Training for quickness and agility
Obviously, quickness and agility are important in tennis -- especially if you’re on the receiving end of one of Roddick’s 150 mph serves. Aside from specific running drills, Andy Roddick’s method for improving these qualities is surprisingly simple and basically consists of one-legged hops (“bunny hops as opposed to bounds”) that they call “rudiment training.” These bunny hops involve Roddick holding “a medicine ball on one hip and hopping on one foot for 60 meters there and back [with] most of the focus on the heel.”

Training the legs
While at some point you may want to hit the gym to build on your maximal strength with squats and leg presses (2-3 sets; 4-8 reps), early on it’s not necessary, if it ever is. For Roddick, with regards to training the legs, “most of it’s done on the track,” which would include the bunny hops, running drills, “a bunch of lunges, a bunch of squat jumps, [and] stuff like that.”

The reason for avoiding the gym and weights when training the legs is true for a lot of guys (not just Roddick); we tend to bulk up pretty quick, which isn’t a good thing in tennis since you want to remain light, strong and fast. Roddick “isn’t one for maxing out on the weights in the gym [because it] makes for a blockier muscle as opposed to a lean and agile muscle.”

Training for endurance
When it comes to training for endurance in tennis, you’re going to do a lot of running, both distance running and sprints -- and you’ll “switch them off.” Andy Roddick, however, “will never really run six or seven miles at a time,” as he tends to “focus more on power-speed type running drills.”

In tennis, recovery as an aspect of endurance is as important (if not more so) than the ability to play for an hour or longer. As such, your training should reflect the experience on court, where you’ll only have 25 seconds to recover between points. To achieve this, Roddick does a lot of “straight track work.” With only a minute and a half to recover between sets, Andy will run “30-, 40-, 60-meter sprints (eight to each one)” and the following day he’ll do five or six 300s (300 meters). “With me, my focus is more on how quickly I’m able to recover from something tough.”

Diet and supplements
Training for sports takes fuel, and the type of fuel you take in is as important as the type of physical training you do. As far as carb and protein intake goes, Roddick says that it’s “been the thing that’s changed the most this offseason.” He stopped eating white bread and limited his intake to wheat or whole grain, and during his six weeks “off” he didn’t consume any carbs after the final workout of the day. Other than that, he consumed mostly protein and vegetables. During actual events, he’ll take in a lot more carbs than when he’s at home training, which means a lot of “pastas and vegetables before the match as opposed to a steak.”
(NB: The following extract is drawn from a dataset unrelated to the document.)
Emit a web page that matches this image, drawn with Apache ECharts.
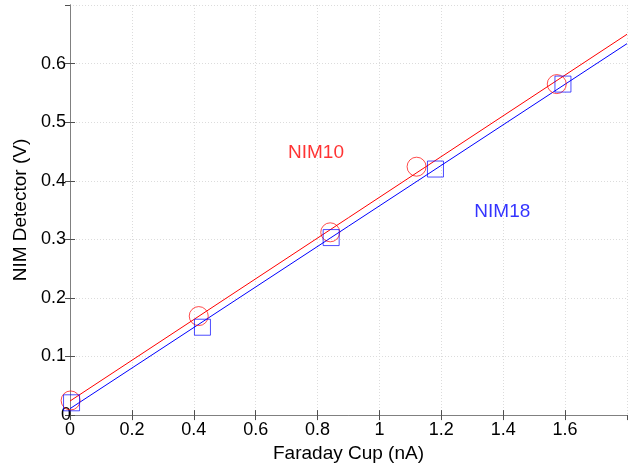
<!DOCTYPE html>
<html>
  <head>
    <meta charset="utf-8">
    <title>NIM Detector vs Faraday Cup</title>
    <script src="https://cdn.jsdelivr.net/npm/echarts@6/dist/echarts.min.js"></script>
    <style>
      html, body { margin: 0; padding: 0; background: #fff; }
    </style>
  </head>
  <body>
    <div id="chart" style="width: 629px; height: 468px;"></div>
    <script type="text/javascript">
      // measured points
      var nim10Points = [[0.002, 0.025], [0.416, 0.169], [0.841, 0.312], [1.12, 0.424], [1.573, 0.565]];
      var nim18Points = [[0.005, 0.021], [0.428, 0.150], [0.844, 0.303], [1.181, 0.420], [1.593, 0.565]];
      // fitted lines (end points at the axis edges)
      var nim10Fit = [[0, 0.024], [1.8, 0.650]];
      var nim18Fit = [[0, 0.011], [1.8, 0.634]];
      // text labels inside the plot
      var nim10Label = [[0.795, 0.448]];
      var nim18Label = [[1.397, 0.347]];

      var RED = '#ff0000';
      var BLUE = '#0000ff';
      var FONT = 'Liberation Sans';

      var chartElem = echarts.init(document.getElementById('chart'), null, { renderer: 'canvas' });

      var gridLine = { show: true, lineStyle: { color: '#dcdcdc', type: [1, 2], width: 1 } };
      var boxLine = { show: true, lineStyle: { color: '#808080', width: 1 } };
      var tick = { show: true, inside: true, length: 5, lineStyle: { color: '#505050' } };

      var option = {
        animation: false,
        backgroundColor: '#ffffff',
        textStyle: { fontFamily: FONT },
        grid: { left: 70, right: 2, top: 5, bottom: 49, containLabel: false },
        xAxis: [{
          type: 'value',
          min: 0, max: 1.8, interval: 0.2,
          name: 'Faraday Cup (nA)',
          nameLocation: 'middle',
          nameGap: 27,
          nameTextStyle: { fontSize: 19, color: '#000', fontFamily: FONT },
          axisLine: boxLine,
          axisTick: tick,
          axisLabel: {
            fontSize: 18, color: '#000', margin: 6, fontFamily: FONT,
            showMaxLabel: false,
            formatter: function (v) { return String(+v.toFixed(1)); }
          },
          splitLine: gridLine
        }, {
          type: 'value',
          position: 'top',
          min: 0, max: 1.8, interval: 0.2,
          axisLine: boxLine,
          axisTick: tick,
          axisLabel: { show: false },
          splitLine: { show: false }
        }],
        yAxis: [{
          type: 'value',
          min: 0, max: 0.7, interval: 0.1,
          name: 'NIM Detector (V)',
          nameLocation: 'middle',
          nameGap: 38,
          nameTextStyle: { fontSize: 19, color: '#000', fontFamily: FONT },
          axisLine: boxLine,
          axisTick: tick,
          axisLabel: {
            fontSize: 18, color: '#000', margin: 4, fontFamily: FONT,
            showMaxLabel: false,
            alignMinLabel: 'center',
            formatter: function (v) { return String(+v.toFixed(1)); }
          },
          splitLine: gridLine
        }, {
          type: 'value',
          position: 'right',
          min: 0, max: 0.7, interval: 0.1,
          axisLine: boxLine,
          axisTick: tick,
          axisLabel: { show: false },
          splitLine: { show: false }
        }],
        series: [
          {
            type: 'line', name: 'NIM10 fit', data: nim10Fit,
            showSymbol: false, symbol: 'none',
            lineStyle: { color: RED, width: 1 }, z: 3
          },
          {
            type: 'line', name: 'NIM18 fit', data: nim18Fit,
            showSymbol: false, symbol: 'none',
            lineStyle: { color: BLUE, width: 1 }, z: 3
          },
          {
            type: 'scatter', name: 'NIM10', data: nim10Points,
            symbol: 'circle', symbolSize: 19,
            itemStyle: { color: 'rgba(0,0,0,0)', borderColor: RED, borderWidth: 1, opacity: 0.7 },
            z: 4
          },
          {
            type: 'scatter', name: 'NIM18', data: nim18Points,
            symbol: 'rect', symbolSize: 16,
            itemStyle: { color: 'rgba(0,0,0,0)', borderColor: BLUE, borderWidth: 1, opacity: 0.7 },
            z: 4
          },
          {
            type: 'scatter', data: nim10Label, symbolSize: 0, silent: true,
            label: { show: true, position: 'inside', formatter: 'NIM10', color: RED, fontSize: 19, fontFamily: FONT }
          },
          {
            type: 'scatter', data: nim18Label, symbolSize: 0, silent: true,
            label: { show: true, position: 'inside', formatter: 'NIM18', color: BLUE, fontSize: 19, fontFamily: FONT }
          }
        ]
      };

      chartElem.setOption(option);
    </script>
  </body>
</html>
We all know that proper hydration is important to any physical endeavor; that’s why Gatorade was invented. During competition, Roddick’s trainer provides him with three to four liters of electrolyte-infused water, which will be consumed throughout the day because “if you’re starting when you’re out there [on the court], it’s probably too late.”

Speaking of electrolytes, that’s about as supplemented as Andy Roddick gets due to the strict regulations of the tours.